It's quite interesting that you have the mosses you do. To my understanding, Java and Willow are really the only two types of mosses commonly available that grow fully aquatic in their natural environment (and it's not a coincidence that these two are the easiest to keep). Because of this they don't require any special care and tend to do perfectly well an a wide variety of conditions, including low light, no co2, no fertilizer injections etc. This said, they can be grown emersed as well, but I find that java likes to be wetter than other mosses when grown emersed. The moss would probably grow on miracle grow, but mosses don't normally grow in dirt, they prefer something to attach to. I may worry about stagnancy from keeping it at the required moisture level and muddy water suffocating it from its light source, though all soils types are different, often even within the same brand. Where I do find moss growing in soil naturally, I've found the soil often has a high clay content, which functions differently than what I think of as Miracle Gro soil (think structural stability, water retension, amount and state of organics etc).
I'd say you're best off with just doing a normal submerged setup with this tank. I would suggest leaving the tank bare-bottom (I know, the horror!) and tying bits of moss to small pieces of rock, then putting those along the whole bottom. Willow moss's growing habits make it the ideal moss for this method, and it should grow out into a nice bushy carpet so you won't be able to see the rocks. Moss walls are good ways to make maximum use of the sides of your tanks, and you can always throw driftwood branches (or scuffed up PVC) in there with moss tied to them for even more growing space.
Riccia is different from the other two mosses you mentioned. It is actually a type of bog liverwort rather than a moss. This plant is considered to need high lighting and co2 supplementation to do well in the aquarium, as well as tied down somewhat obsessively with fishing line and trimmed so that the mass of the plant does not come off of the rock and float to the surface- it doesn't attach well to things when it's submerged.
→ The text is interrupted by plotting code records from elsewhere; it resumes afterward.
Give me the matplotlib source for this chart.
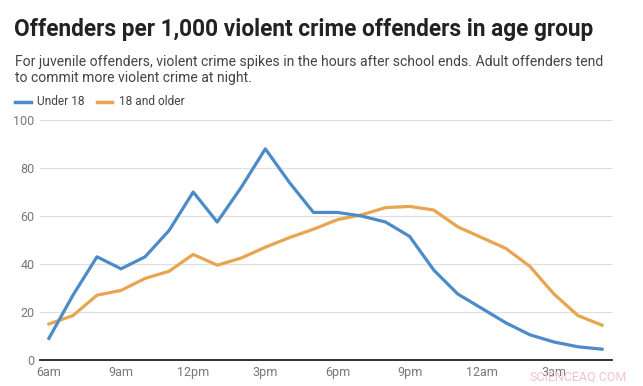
import matplotlib.pyplot as plt

plt.rcParams['font.family'] = ['Roboto', 'DejaVu Sans']

hours = ["6am", "7am", "8am", "9am", "10am", "11am", "12pm", "1pm", "2pm", "3pm",
         "4pm", "5pm", "6pm", "7pm", "8pm", "9pm", "10pm", "11pm", "12am", "1am",
         "2am", "3am", "4am", "5am"]
under_18 = [9, 27, 43, 38, 43, 54, 70, 57.5, 72, 88, 74, 61.5, 61.5, 60, 57.5, 51.5,
            37.5, 27.5, 21.5, 15.5, 10.5, 7.5, 5.5, 4.5]
adults = [15, 18.5, 27, 29, 34, 37, 44, 39.5, 42.5, 47, 51, 54.5, 58.5, 60.5, 63.5, 64,
          62.5, 55.5, 51, 46.5, 39, 27.5, 18.5, 14.5]
tick_labels = ["6am", "9am", "12pm", "3pm", "6pm", "9pm", "12am", "3am"]
yticks = [0, 20, 40, 60, 80, 100]

blue = "#4C8BC8"
orange = "#E8A550"

fig = plt.figure(figsize=(6.43, 3.86), dpi=100)
ax = fig.add_axes([0.0622, 0.0674, 0.8898, 0.6216])

x = list(range(len(hours)))
ax.plot(x, under_18, color=blue, lw=2.3, solid_joinstyle='round', zorder=3)
ax.plot(x, adults, color=orange, lw=2.3, solid_joinstyle='round', zorder=2)

ax.set_xlim(-0.37, 23.42)
ax.set_ylim(0, 100)
ax.set_yticks(yticks)
ax.set_xticks([hours.index(t) for t in tick_labels])
ax.set_xticklabels(tick_labels)
ax.grid(axis='y', color='#e0e0e0', lw=0.9)
ax.set_axisbelow(True)
for s in ['top', 'right', 'left']:
    ax.spines[s].set_visible(False)
ax.spines['bottom'].set_color('#222222')
ax.spines['bottom'].set_linewidth(1.3)
ax.spines['bottom'].set_zorder(4)
ax.tick_params(length=0, labelsize=9, colors='#777777')
ax.tick_params(axis='x', pad=4)
ax.tick_params(axis='y', pad=4)

fig.text(0.022, 0.9075, "Offenders per 1,000 violent crime offenders in age group",
         fontsize=16.3, fontweight='bold', color='#222222', va='baseline')
fig.text(0.023, 0.830, "For juvenile offenders, violent crime spikes in the hours after school ends. Adult offenders tend",
         fontsize=10.05, color='#444444', va='baseline')
fig.text(0.023, 0.788, "to commit more violent crime at night.",
         fontsize=10.05, color='#444444', va='baseline')

# legend
ly = 0.7365
fig.add_artist(plt.Line2D([0.023, 0.048], [ly, ly], color=blue, lw=2.5))
fig.text(0.058, ly, "Under 18", fontsize=8.6, color='#444444', va='center')
fig.add_artist(plt.Line2D([0.151, 0.174], [ly, ly], color=orange, lw=2.5))
fig.text(0.185, ly, "18 and older", fontsize=8.6, color='#444444', va='center')

# watermark
fig.text(0.975, 0.023, "SCIENCEAQ.COM", fontsize=9, color='#f2c4c8', ha='right', va='center')

fig.savefig("out.png", dpi=100)
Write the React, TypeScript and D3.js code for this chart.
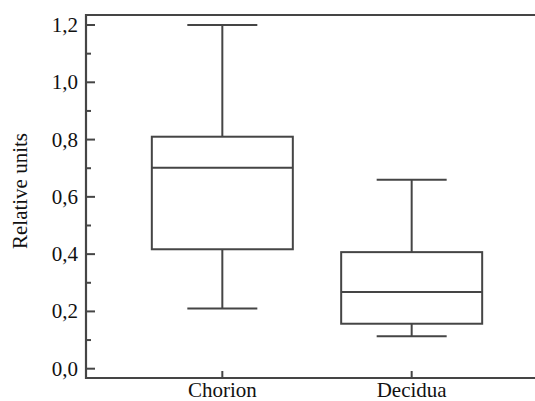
import React, { useRef, useEffect } from 'react';
import * as d3 from 'd3';

const categories = ['Chorion', 'Decidua'];
const whiskerLow = [0.21, 0.113];
const q1 = [0.417, 0.157];
const medians = [0.702, 0.268];
const q3 = [0.81, 0.407];
const whiskerHigh = [1.2, 0.66];
const yTicks = [0, 0.2, 0.4, 0.6, 0.8, 1.0, 1.2];
const yMinorTicks = [0.1, 0.3, 0.5, 0.7, 0.9, 1.1];

function App() {
  const ref = useRef<SVGSVGElement>(null);

  useEffect(() => {
    const width = 535;
    const height = 401;
    const left = 86;
    const right = 548;
    const top = 15;
    const bottom = 378;
    const stroke = '#454545';

    const svg = d3.select(ref.current);
    svg.selectAll('*').remove();
    svg.attr('width', width).attr('height', height);

    const x = d3.scalePoint<string>().domain(categories).range([left, right]).padding(0.72);
    const y = d3.scaleLinear().domain([-0.0325, 1.235]).range([bottom, top]);

    const boxW = 141;
    const capW = 70;

    const data = categories.map((c, i) => ({
      c,
      lo: whiskerLow[i],
      q1: q1[i],
      med: medians[i],
      q3: q3[i],
      hi: whiskerHigh[i],
    }));

    const g = svg.append('g').attr('fill', 'none').attr('stroke', stroke).attr('stroke-width', 2);

    data.forEach((d) => {
      const cx = x(d.c)!;
      // whiskers
      g.append('line').attr('x1', cx).attr('x2', cx).attr('y1', y(d.hi)).attr('y2', y(d.q3));
      g.append('line').attr('x1', cx).attr('x2', cx).attr('y1', y(d.q1)).attr('y2', y(d.lo));
      g.append('line').attr('x1', cx - capW / 2).attr('x2', cx + capW / 2).attr('y1', y(d.hi)).attr('y2', y(d.hi));
      g.append('line').attr('x1', cx - capW / 2).attr('x2', cx + capW / 2).attr('y1', y(d.lo)).attr('y2', y(d.lo));
      // box
      g.append('rect')
        .attr('x', cx - boxW / 2)
        .attr('y', y(d.q3))
        .attr('width', boxW)
        .attr('height', y(d.q1) - y(d.q3));
      g.append('line').attr('x1', cx - boxW / 2).attr('x2', cx + boxW / 2).attr('y1', y(d.med)).attr('y2', y(d.med));
    });

    // frame
    svg.append('path')
      .attr('d', `M${right},${top}H${left}V${bottom}H${right}`)
      .attr('fill', 'none')
      .attr('stroke', stroke)
      .attr('stroke-width', 2.2);

    const txt = svg.append('g').attr('class', 'txt').attr('fill', '#111');

    // y ticks
    yTicks.forEach((t) => {
      svg.append('line').attr('x1', left).attr('x2', left + 9).attr('y1', y(t)).attr('y2', y(t))
        .attr('stroke', stroke).attr('stroke-width', 2);
      txt.append('text')
        .attr('x', 78)
        .attr('y', y(t))
        .attr('dy', '0.33em')
        .attr('text-anchor', 'end')
        .text(d3.format('.1f')(t).replace('.', ','));
    });
    yMinorTicks.forEach((t) => {
      svg.append('line').attr('x1', left).attr('x2', left + 5).attr('y1', y(t)).attr('y2', y(t))
        .attr('stroke', stroke).attr('stroke-width', 2);
    });

    // x ticks
    categories.forEach((c) => {
      svg.append('line').attr('x1', x(c)!).attr('x2', x(c)!).attr('y1', bottom).attr('y2', bottom - 7)
        .attr('stroke', stroke).attr('stroke-width', 2);
      txt.append('text')
        .attr('x', x(c)!)
        .attr('y', 397)
        .attr('text-anchor', 'middle')
        .text(c);
    });

    txt.append('text')
      .attr('transform', `translate(27,191) rotate(-90)`)
      .attr('text-anchor', 'middle')
      .text('Relative units');
  }, []);

  return (
    <svg
      ref={ref}
      style={{
        position: 'absolute',
        left: 0,
        top: 0,
        background: '#fff',
        display: 'block',
        fontFamily: "'Liberation Serif', 'DejaVu Serif', serif",
        fontSize: 21,
      }}
    />
  );
}

export default App;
But the good news is, you can just let it do what it does best! Just throw it into your tank after it's set up and let it float. It should start to grow into a new floating mat on the surface. When grown as it's naturally evolved to do, I find that riccia does quite well in moderate or even low lighting, though others may have different experiences. If you want to control its growth more or for some reason it isn't matting on its own, rig one of those green dish scrubbies by tying some styrofoam to either side to form a floating raft so that the top is just at or just below the surface of the water. Just place your riccia (thinly) on top of this, and it should attach and start matting from there. Watch out, you should have to remove it so it doesn't block out your tank's light, as the mat will be quite thick.